Jack Lang : Inutile de verser des larmes de crocodile sur une évolution irréversible qui n'eut pas que négative. Je mots beaucoup d'espoir dans le projet de chaîne éducative dont j'ai souhaité la création et que l'actuel gouvernement reprend à son compte. Mais il faut contenir le temps dévolu par les enfants à la seule télévision, et le livre est le moyen d'échapper à l'emprise trop absolue du petit écran.

France-Soir : Comment communiquer aux jeunes le goût de la lecture ?

Jack Lang : Le sujet me tient à cœur. Mes premières actions de ministre de la Culture ont été en faveur du livre. Les crédits pour la construction de bibliothèques ont été augmentés de 180 %, les lycées et collèges sont aujourd'hui équipés à 90 % et j'ai envoyé à toutes les écoles de France un "plan-lecture". Mais encourager et faciliter l'apprentissage de la lecture est indissociable de l'écriture et de la "récitation" qu'il faut à tout prix réhabiliter car elle n'est pas seulement un exercice de mémoire, mais le moyen d'imprégner l'enfant dès son plus jeune âge de la couleur des mots, de la musique du langage.

Le Groupe permanent de lutte contre l'illettrisme a été créé en 1984. J'ai personnellement mis au point un Observatoire de formation en lecture et en écriture et réalisé les États généraux de la lecture à La Villette, l'année dernière.

France-Soir : La littérature proposée aujourd'hui aux enfants correspond-elle à leurs besoins A-t-on remplacé la Bibliothèque rose ou verte ? A-t-on sauvegardé l'aspect ludique de la lecture chez les jeunes ?
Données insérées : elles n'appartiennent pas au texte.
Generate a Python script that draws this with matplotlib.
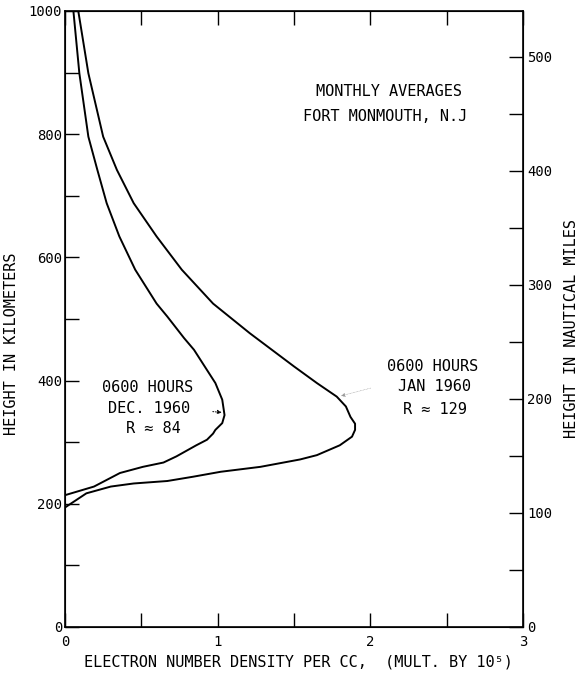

Jack Lang : Certains éditeurs me semblent avoir rempli cet office par la qualité, l'abondance, la variété de leurs publications. La lecture est inséparable de deux données qui sont motivation et compréhension. Elle passe par l'éveil du désir. Aucune méthode ne remplacera jamais le maitre. Rappelons Rabelais "Un enfant est un feu à allumer, pas un vase à remplir." Tout le secret de la lecture est là.

France-Soir : Peut-on rêver à la disparition de l'illettrisme ? Quel est l'avenir du livre ?

Jack Lang : Il y aura toujours une frange marginale de gens qui, ayant acquis un savoir, l'ont perdu ou ne le maîtrisent pas. Mais le livre est un compagnon avec lequel on entretient une relation affective, avec lequel on n'est jamais seul dans une société où certains liens tendent à se rompre. Le goût de la lecture peut se perdre chemin faisant mais je pense, avec Rabelais encore, que si on a assez tôt appris aux jeunes à "fleurer, sentir, estimer" les beaux livres, cette passion habite toute votre vie.